T.A.N.K. est un road movie burlesque comme il en existe des dizaines. Le genre est largement pourvu et a cette particularité d’être peu propice à la réinvention. Conséquence, son créneau est celui des références cachées, de la connivence suggérée avec le public qui, malheureusement, a tendance à prendre le pas sur l’histoire elle-même qui ne tient plus alors que par la mise en scène.
Il est évident que les créateurs de T.A.N.K. ont regardé des tas de choses, de Kill Bill de Tarantino à Priscilla, en passant par Breaking Bad ou encore Utopia, Arizona Junior des frères Coen et quelques westerns et films consacrés aux narcotrafiquants. On retrouve dans ces dix fois dix minutes bien des choses qui ont marqué notre rétine depuis ces vingt dernières années. C’est toujours vivifiant de se rafraîchir la mémoire. L’ennui, c’est qu’ensuite revient la même question : et donc ?
Utiliser des références à la culture populaire est en soi une bonne idée. Il suffit de voir le succès que remporte à ce propos le revival de Gilmore Girls pour comprendre que c’est une des raisons de l’attachement des spectateurs: se moquer de ce que l’on connaît, exercer un regard critique sur une culture devenue si populaire qu’on ne pense plus à mettre en exergue ses défauts.
Le problème survient quand cet aspect référentiel devient trop envahissant et étouffe le récit. T.A.N.K. raconte l’évasion d’Alexandre Braun, un truand auteur d’un braquage, qui voulant récupérer son fric se retrouve à emprunter la mauvaise voiture parce que celle prévue pour qu’il se fasse la belle ne démarre pas. La voiture en question est remplie de paquets de coke et elle appartient à un méchant qui lui court après.
On est quelque part dans le désert, quelque part en ville, quelque part loin de la ville, etc. On est quelque part, peu importe où puisqu’en fait il suffit qu’il y ait une route, un désert et de loin en loin une station-service toute pourrie ou un petit supermarché au milieu de nulle part. Ca fait l’affaire.
On comprend bien ce qui fait courir Alexandre Braun, en revanche, on perçoit moins bien ce qui pourrait nous inciter à le suivre. Le format appliqué à ce genre particulier impose une frénésie qui paraît rapidement à bout de souffle. Le récit ne se pose jamais car il ne le peut pas et doit compter sur l’enchaînement des gags ou des références pour ne pas s’asphyxier. On est dans la pastille de quelques minutes que l’on ingurgite entre deux autres choses qu’on avait à faire. Tout le fond est dans la forme.

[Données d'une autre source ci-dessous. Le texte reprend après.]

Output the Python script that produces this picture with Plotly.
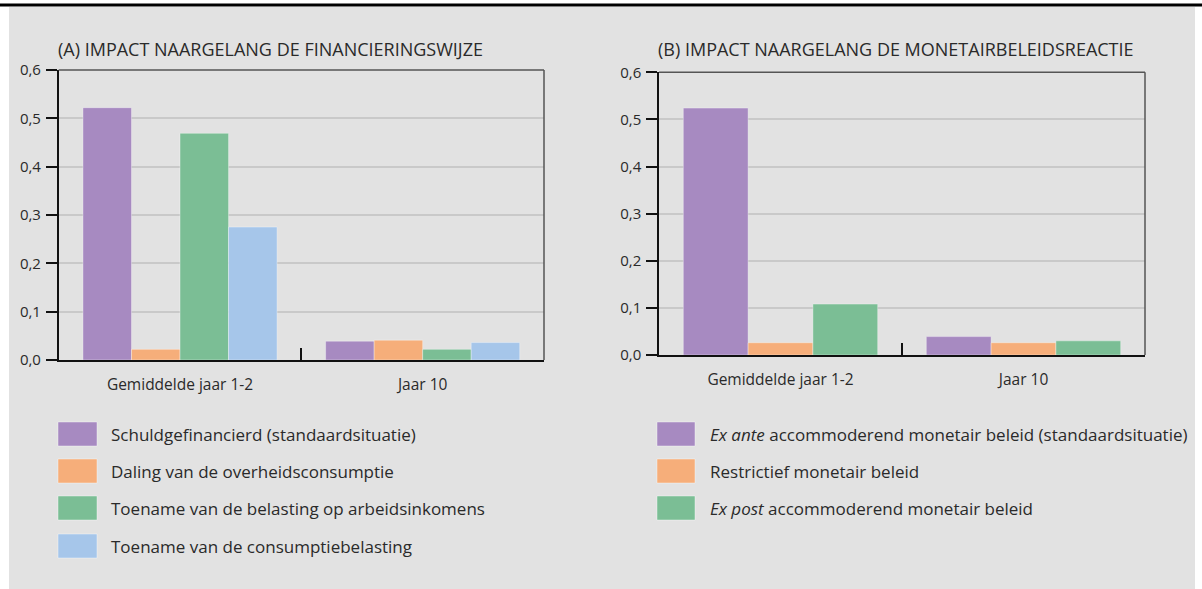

On comprend bien le choix de cette websérie comme l’un des phares de Studio+. On s’adresse à un public jeune, connecté, déjà amateur et disposant d’une maîtrise du genre, de ses références et de ses codes. Il s’agit d’ajouter une nouvelle offre à une déjà existante et qui est pléthorique et exige des arbitrages de plus en plus draconiens, faute de temps.
Le pari est celui d’une proposition premium capable d’attirer des utilisateurs pour qu’ils ne se contentent pas d’une consommation de vidéos gratuites. Or l’une des raison du succès de la vidéo sur mobile tient justement à cette gratuité. C’est la contrepartie à un confort de visionnage et d’écoute qui n’est pas optimum.
Il faut également compter avec la concurrence de Netflix qui propose la consommation de son catalogue sur télévision, ordinateur, tablette et portable. Quoi qu’il en soit, il faudra certainement quelque chose de plus convaincant que T.A.N.K. pour inciter à l’abonnement. Tout dépend ce qu’il reste dans le réservoir de la production originale.